Incompetent. Hates representative government. Deeply corrupt.
- His agency somehow missed one of the epochal events of the twentieth century: the collapse of the Soviet Union. But the information was available in advance for anyone willing to listen, and it didn't require believing President Gorbachev. In 1985, I attended an unclassified symposium on the Soviet Union that was held in Annapolis, Maryland. One of the experts was Murray Feshbach, then a demographer for the US Census Bureau. Rather than interpreting the state of Soviet power from satellite photographs of missile fields or shipyards, he looked at available data about life expectancy at birth, fertility rates, infant mortality, nutrition, and so on, and the implication was – for me at least – that the USSR was a walking corpse, that it could not sustain itself as a superpower for much longer. That's it – no hocus pocus with moles in the Kremlin, no SDI, no death rays, no training of insurgent armies. Just hard, objective data laid out by an unbiased researcher. Gates's criticism of Biden for being wrong about everything in foreign policy is ironic considering his own demonstrable complicity in deliberately exaggerated Soviet threat assessments.
- Gates also allowed that America is after all an "indispensable nation." That phrase is revealing. Certain types of operatives in Washington, particularly in the national security field, are careful to project an apolitical, non-ideological persona. Their preferred pose is that of the politically neutral technocrat offering well-considered advice based on profound expertise. That is nonsense. They are deeply dyed in the hue of the official ideology of the governing class, an ideology that is neither specifically Democrat nor Republican. When Gates endorsed the notion of America as an indispensable nation, he was expressing the ideology of American Exceptionalism: the right and duty of the United States to meddle in every region of the world, to use coercive diplomacy, boots on the ground, and moral relativism when it comes to adherence to international law.

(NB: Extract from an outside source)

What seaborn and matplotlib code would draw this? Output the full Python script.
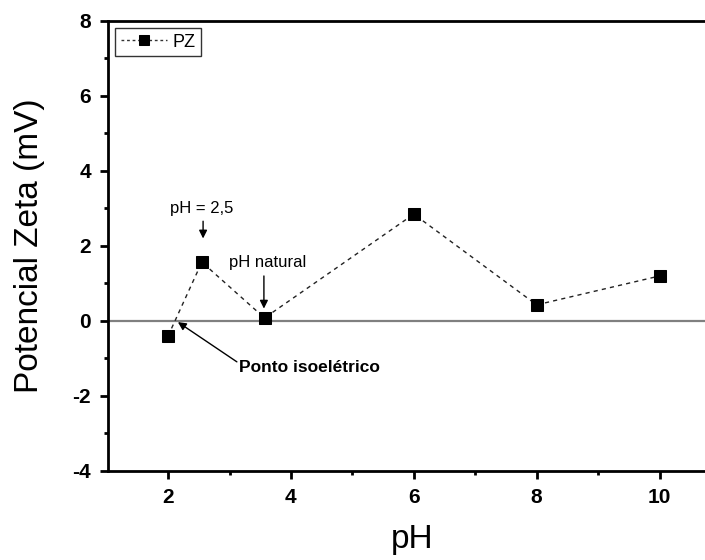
import matplotlib
matplotlib.use("Agg")
import matplotlib.pyplot as plt
import seaborn as sns
import pandas as pd
from matplotlib.ticker import MultipleLocator

ph = [2.0, 2.55, 3.57, 6.0, 8.0, 10.0]
zeta = [-0.40, 1.57, 0.08, 2.85, 0.43, 1.20]
series_name = "PZ"
x_ticks = [2, 4, 6, 8, 10]
y_ticks = [-4, -2, 0, 2, 4, 6, 8]

sns.set_theme(style="ticks")
plt.rcParams['font.family'] = ['Liberation Sans', 'DejaVu Sans']
plt.rcParams['axes.unicode_minus'] = False
plt.rcParams['text.color'] = 'black'
plt.rcParams['xtick.color'] = 'black'
plt.rcParams['ytick.color'] = 'black'
plt.rcParams['axes.labelcolor'] = 'black'

df = pd.DataFrame({"pH": ph, "zeta": zeta, "serie": series_name})

fig = plt.figure(figsize=(7.05, 5.6), dpi=100)
ax = fig.add_axes([0.153, 0.159, 0.847, 0.8035])

ax.axhline(0, color="#808080", lw=1.6, zorder=1)
sns.lineplot(data=df, x="pH", y="zeta", hue="serie", palette=["black"],
             marker="s", markersize=9, markeredgecolor="black",
             linestyle=(0, (3, 3)), lw=1.0, ax=ax, zorder=3, sort=False)
for l in ax.lines[1:]:
    l.set_color("#222222")
    l.set_markerfacecolor("black")
    l.set_markeredgecolor("black")

ax.set_xlim(1.02, 10.74)
ax.set_ylim(-4, 8)
ax.set_xticks(x_ticks)
ax.set_yticks(y_ticks)
ax.xaxis.set_minor_locator(MultipleLocator(1))
ax.yaxis.set_minor_locator(MultipleLocator(1))
ax.tick_params(which="major", direction="out", length=6, width=2, labelsize=15, pad=6)
ax.tick_params(which="minor", direction="out", length=3, width=2)
for lab in ax.get_xticklabels() + ax.get_yticklabels():
    lab.set_fontweight("bold")

for s in ["left", "bottom", "top"]:
    ax.spines[s].set_linewidth(2)
    ax.spines[s].set_color("black")
ax.spines["right"].set_visible(False)

ax.set_xlabel("pH", fontsize=24)
ax.set_ylabel("Potencial Zeta (mV)", fontsize=24)
ax.xaxis.set_label_coords(0.509, -0.118)
ax.yaxis.set_label_coords(-0.105, 0.5)

arrow = dict(arrowstyle="-|>", color="black", lw=1, shrinkA=0, shrinkB=0,
             mutation_scale=12)
ax.text(2.55, 3.0, "pH = 2,5", ha="center", va="center", fontsize=12)
ax.annotate("", xy=(2.57, 2.2), xytext=(2.57, 2.66), arrowprops=arrow)
ax.text(3.62, 1.57, "pH natural", ha="center", va="center", fontsize=12)
ax.annotate("", xy=(3.56, 0.33), xytext=(3.56, 1.2), arrowprops=arrow)
ax.text(3.15, -1.25, "Ponto isoelétrico", ha="left", va="center",
        fontsize=12.5, fontweight="bold")
ax.annotate("", xy=(2.16, -0.03), xytext=(3.12, -1.09), arrowprops=arrow)

leg = ax.legend(handles=ax.get_legend_handles_labels()[0], labels=[series_name],
                loc="upper left", frameon=True, fancybox=False, fontsize=13,
                handlelength=2.6, borderpad=0.3, borderaxespad=0.4, handletextpad=0.3)
leg.get_frame().set_edgecolor("black")
leg.get_frame().set_linewidth(1)
for h in leg.legend_handles:
    h.set_color("#333333")
    h.set_linestyle((0, (2, 2)))
    h.set_markerfacecolor("black")
    h.set_markeredgecolor("black")
    h.set_markersize(7)

fig.savefig("out.png", dpi=100)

A simple examination of Gates's past should have revealed the deeply political nature of his activities, not to mention sordid affairs like Iran-Contra.

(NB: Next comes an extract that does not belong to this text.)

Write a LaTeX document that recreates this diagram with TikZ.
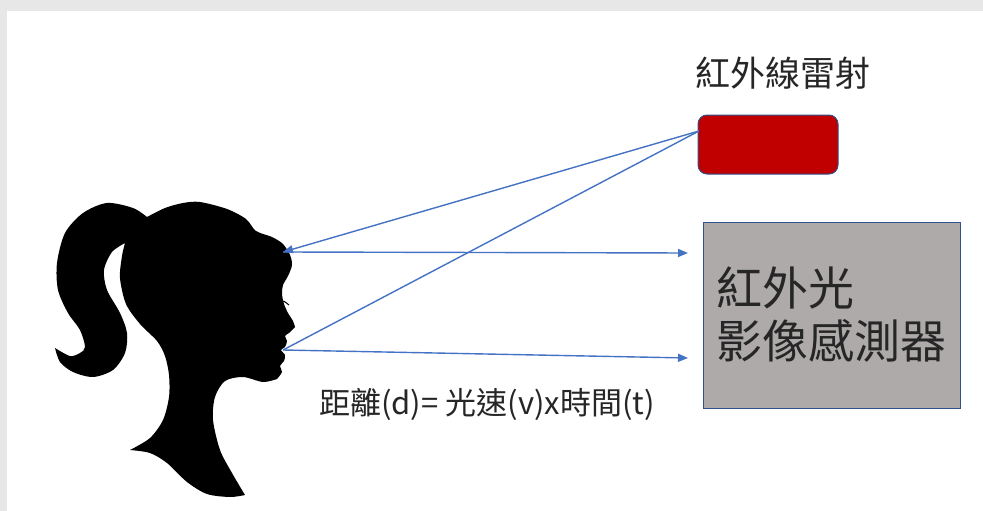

- Bush nominated Gates for another try to become CIA director. But this sparked a revolt among CIA career staff, and several current or former agency employees testified or submitted affidavits about Gates's past intelligence distortions. One agency alumnus, Harold P. Ford, testified that Gates's behavior went "beyond professional bounds." One would have thought Congress would still be resistant to his confirmation, given that the Iran-Contra special prosecutor hadn't yet wrapped up the case. But the Senate Intelligence Committee chairman, David L. Boren of Oklahoma (like Bush, a Yale alumnus and a fellow Skull and Bones initiate) brushed aside all the inconvenient evidence. Boren's chief of staff was George J. Tenet, who would be CIA director under another Bush presidency. The fix was in, and Bush, who went on to pardon all the convicted conspirators of Iran-Contra on his way out the Oval Office door, was not about to be denied the confirmation of someone who had rendered such invaluable past service. Or someone who knew so much. In between the two Bush presidencies, Gates became – quelle surprise! – dean of the newly-minted George Bush School of Government and Public Service at Texas A&M University. Later he was president of that university. This is not the place to exhaustively examine the subject, but Gates's tenure at Texas A&M is another example of the corrosive effect of the revolving door between political operatives in government and the American university system.